> Stored dataset items
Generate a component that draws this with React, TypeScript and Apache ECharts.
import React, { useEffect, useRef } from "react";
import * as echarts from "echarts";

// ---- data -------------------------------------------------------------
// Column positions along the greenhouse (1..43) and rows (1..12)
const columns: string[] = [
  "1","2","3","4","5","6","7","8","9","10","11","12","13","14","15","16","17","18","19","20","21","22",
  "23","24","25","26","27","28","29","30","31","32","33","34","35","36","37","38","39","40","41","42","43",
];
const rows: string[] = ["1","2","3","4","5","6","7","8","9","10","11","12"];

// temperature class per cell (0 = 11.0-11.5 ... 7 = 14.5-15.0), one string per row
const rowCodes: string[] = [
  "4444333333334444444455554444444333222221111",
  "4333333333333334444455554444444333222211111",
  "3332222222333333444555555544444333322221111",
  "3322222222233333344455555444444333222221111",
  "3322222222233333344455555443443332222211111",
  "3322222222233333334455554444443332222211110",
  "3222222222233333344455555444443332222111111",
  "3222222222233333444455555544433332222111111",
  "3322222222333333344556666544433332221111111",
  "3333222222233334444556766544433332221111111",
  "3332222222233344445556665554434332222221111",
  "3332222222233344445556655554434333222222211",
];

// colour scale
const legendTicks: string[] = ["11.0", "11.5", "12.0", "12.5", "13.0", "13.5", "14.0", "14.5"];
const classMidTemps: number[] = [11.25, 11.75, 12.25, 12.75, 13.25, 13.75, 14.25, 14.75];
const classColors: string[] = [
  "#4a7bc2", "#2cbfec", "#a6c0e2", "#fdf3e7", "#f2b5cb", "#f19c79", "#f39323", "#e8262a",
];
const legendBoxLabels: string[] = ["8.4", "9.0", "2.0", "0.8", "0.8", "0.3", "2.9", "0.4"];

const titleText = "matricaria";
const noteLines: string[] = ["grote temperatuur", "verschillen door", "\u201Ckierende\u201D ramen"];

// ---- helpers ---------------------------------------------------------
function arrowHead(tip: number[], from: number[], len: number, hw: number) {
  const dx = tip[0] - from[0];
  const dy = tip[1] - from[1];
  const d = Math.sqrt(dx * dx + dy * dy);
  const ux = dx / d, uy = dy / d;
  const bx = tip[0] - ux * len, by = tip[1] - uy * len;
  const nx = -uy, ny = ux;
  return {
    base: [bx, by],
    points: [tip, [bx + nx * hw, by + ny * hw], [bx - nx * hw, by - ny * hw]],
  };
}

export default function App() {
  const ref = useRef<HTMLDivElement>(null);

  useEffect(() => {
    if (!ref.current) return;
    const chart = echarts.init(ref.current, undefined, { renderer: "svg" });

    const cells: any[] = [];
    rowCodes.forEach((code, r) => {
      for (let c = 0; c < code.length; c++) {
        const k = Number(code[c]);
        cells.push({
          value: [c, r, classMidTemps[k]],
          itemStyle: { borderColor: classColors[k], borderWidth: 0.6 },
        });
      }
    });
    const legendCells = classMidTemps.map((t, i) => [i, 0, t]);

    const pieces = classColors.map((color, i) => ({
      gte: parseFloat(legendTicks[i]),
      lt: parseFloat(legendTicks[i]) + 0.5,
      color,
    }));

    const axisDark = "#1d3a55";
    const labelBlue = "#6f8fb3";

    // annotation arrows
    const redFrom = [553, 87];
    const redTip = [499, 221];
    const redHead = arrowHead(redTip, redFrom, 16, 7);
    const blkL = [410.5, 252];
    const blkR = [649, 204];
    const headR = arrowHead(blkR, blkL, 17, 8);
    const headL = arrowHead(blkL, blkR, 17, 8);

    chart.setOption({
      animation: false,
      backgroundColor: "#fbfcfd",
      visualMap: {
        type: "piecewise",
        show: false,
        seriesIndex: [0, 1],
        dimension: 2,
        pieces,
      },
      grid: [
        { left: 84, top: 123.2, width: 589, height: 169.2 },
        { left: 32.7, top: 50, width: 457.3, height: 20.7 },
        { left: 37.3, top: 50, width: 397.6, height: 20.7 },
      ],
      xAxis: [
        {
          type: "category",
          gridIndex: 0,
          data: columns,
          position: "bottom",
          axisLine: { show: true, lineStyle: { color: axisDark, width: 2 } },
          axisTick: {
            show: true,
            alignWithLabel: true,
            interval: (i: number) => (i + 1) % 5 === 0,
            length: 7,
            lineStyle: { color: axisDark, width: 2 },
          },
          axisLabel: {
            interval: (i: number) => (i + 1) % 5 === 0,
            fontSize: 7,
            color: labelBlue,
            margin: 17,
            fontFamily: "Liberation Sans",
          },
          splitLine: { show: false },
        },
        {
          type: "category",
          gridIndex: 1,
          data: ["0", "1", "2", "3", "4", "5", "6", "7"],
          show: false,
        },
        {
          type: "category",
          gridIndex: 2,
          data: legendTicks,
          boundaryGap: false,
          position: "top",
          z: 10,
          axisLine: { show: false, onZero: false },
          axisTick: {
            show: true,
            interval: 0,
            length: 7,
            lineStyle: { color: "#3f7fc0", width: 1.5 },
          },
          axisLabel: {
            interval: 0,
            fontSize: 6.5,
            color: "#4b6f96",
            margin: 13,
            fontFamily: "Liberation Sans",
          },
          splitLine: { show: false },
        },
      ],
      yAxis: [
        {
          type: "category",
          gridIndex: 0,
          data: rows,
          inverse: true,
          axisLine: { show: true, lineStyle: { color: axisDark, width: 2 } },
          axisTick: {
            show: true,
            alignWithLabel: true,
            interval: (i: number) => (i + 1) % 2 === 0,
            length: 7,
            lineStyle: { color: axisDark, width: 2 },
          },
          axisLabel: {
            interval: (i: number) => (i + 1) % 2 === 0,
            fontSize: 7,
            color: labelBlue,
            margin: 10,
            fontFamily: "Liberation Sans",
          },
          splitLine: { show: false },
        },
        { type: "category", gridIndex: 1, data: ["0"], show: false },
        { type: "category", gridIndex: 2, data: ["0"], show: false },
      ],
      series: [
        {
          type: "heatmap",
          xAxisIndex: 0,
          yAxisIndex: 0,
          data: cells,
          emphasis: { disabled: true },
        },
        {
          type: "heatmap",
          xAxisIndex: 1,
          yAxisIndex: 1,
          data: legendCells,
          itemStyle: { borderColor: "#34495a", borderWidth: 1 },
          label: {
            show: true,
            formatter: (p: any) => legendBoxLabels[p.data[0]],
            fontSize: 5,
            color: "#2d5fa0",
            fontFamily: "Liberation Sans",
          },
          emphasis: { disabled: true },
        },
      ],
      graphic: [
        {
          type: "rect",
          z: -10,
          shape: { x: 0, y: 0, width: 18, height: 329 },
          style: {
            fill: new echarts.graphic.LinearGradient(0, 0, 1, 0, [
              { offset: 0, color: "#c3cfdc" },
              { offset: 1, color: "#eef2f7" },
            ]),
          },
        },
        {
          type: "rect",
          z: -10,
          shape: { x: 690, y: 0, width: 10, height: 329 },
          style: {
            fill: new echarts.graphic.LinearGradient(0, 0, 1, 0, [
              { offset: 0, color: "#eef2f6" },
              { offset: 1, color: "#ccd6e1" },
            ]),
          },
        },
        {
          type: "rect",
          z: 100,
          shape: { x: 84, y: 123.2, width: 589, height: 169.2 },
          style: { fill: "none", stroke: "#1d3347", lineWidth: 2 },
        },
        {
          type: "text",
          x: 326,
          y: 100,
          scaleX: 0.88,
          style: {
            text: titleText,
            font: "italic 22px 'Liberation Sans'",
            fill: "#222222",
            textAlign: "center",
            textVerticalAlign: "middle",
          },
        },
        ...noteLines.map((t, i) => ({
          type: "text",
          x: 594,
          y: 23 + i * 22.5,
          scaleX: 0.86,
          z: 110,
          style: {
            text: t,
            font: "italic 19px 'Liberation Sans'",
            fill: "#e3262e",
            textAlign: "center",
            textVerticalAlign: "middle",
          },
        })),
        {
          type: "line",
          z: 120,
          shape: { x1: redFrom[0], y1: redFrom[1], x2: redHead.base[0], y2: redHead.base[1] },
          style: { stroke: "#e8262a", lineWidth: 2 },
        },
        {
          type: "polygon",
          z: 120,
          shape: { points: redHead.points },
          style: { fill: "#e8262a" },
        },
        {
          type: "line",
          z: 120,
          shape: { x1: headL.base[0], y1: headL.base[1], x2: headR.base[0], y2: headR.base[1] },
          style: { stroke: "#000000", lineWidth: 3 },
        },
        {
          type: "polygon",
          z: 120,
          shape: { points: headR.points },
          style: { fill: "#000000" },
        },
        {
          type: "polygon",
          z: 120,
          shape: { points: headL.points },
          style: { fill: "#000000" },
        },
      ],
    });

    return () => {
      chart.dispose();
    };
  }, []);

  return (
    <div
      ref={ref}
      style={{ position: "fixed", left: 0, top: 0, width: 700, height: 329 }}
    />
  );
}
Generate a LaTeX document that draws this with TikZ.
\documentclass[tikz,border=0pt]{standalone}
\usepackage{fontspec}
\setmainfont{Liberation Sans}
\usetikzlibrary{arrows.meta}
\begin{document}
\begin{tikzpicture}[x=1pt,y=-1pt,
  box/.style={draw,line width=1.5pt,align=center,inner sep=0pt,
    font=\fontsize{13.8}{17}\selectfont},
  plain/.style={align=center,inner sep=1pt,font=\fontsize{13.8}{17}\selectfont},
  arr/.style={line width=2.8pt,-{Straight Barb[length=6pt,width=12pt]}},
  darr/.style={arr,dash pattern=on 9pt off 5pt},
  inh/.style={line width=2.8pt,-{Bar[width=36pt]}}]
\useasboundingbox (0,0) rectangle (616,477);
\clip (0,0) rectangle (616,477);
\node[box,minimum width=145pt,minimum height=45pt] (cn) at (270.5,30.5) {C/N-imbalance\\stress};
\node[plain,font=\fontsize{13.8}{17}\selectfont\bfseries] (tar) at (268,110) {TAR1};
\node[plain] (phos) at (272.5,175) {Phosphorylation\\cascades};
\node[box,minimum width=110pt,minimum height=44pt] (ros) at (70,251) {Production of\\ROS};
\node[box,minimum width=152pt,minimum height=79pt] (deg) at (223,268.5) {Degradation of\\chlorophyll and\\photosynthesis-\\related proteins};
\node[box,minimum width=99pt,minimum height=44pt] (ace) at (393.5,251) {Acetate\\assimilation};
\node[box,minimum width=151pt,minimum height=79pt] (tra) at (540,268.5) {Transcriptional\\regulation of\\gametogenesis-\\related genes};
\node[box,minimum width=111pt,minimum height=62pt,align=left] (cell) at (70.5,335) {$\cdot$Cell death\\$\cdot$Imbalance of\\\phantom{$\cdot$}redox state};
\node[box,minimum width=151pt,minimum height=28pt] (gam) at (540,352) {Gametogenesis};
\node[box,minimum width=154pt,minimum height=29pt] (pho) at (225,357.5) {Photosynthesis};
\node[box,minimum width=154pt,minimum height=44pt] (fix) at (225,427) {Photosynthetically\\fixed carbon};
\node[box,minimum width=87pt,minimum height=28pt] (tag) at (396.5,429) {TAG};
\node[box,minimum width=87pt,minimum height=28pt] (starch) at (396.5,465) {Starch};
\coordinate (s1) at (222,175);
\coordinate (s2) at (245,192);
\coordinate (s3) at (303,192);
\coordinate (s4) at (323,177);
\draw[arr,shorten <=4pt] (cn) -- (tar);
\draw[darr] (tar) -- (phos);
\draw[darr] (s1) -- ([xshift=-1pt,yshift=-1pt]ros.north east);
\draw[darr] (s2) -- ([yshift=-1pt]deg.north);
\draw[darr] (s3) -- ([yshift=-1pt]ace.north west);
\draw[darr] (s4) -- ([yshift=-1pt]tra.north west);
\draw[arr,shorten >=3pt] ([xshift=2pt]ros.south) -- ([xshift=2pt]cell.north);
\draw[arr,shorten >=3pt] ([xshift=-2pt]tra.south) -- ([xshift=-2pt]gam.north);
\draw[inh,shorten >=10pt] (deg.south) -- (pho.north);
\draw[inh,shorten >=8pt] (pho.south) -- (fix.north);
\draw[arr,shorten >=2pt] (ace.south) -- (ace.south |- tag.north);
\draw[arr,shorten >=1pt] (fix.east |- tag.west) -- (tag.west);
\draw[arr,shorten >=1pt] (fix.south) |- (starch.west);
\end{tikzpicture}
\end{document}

> Required work
Return, please, the lines of the data from the first through the line containing "import * as", both kept, exactly as they stand and nothing more.

> Result for this task
Generate a component that draws this with React, TypeScript and Apache ECharts.
import React, { useEffect, useRef } from "react";
import * as echarts from "echarts";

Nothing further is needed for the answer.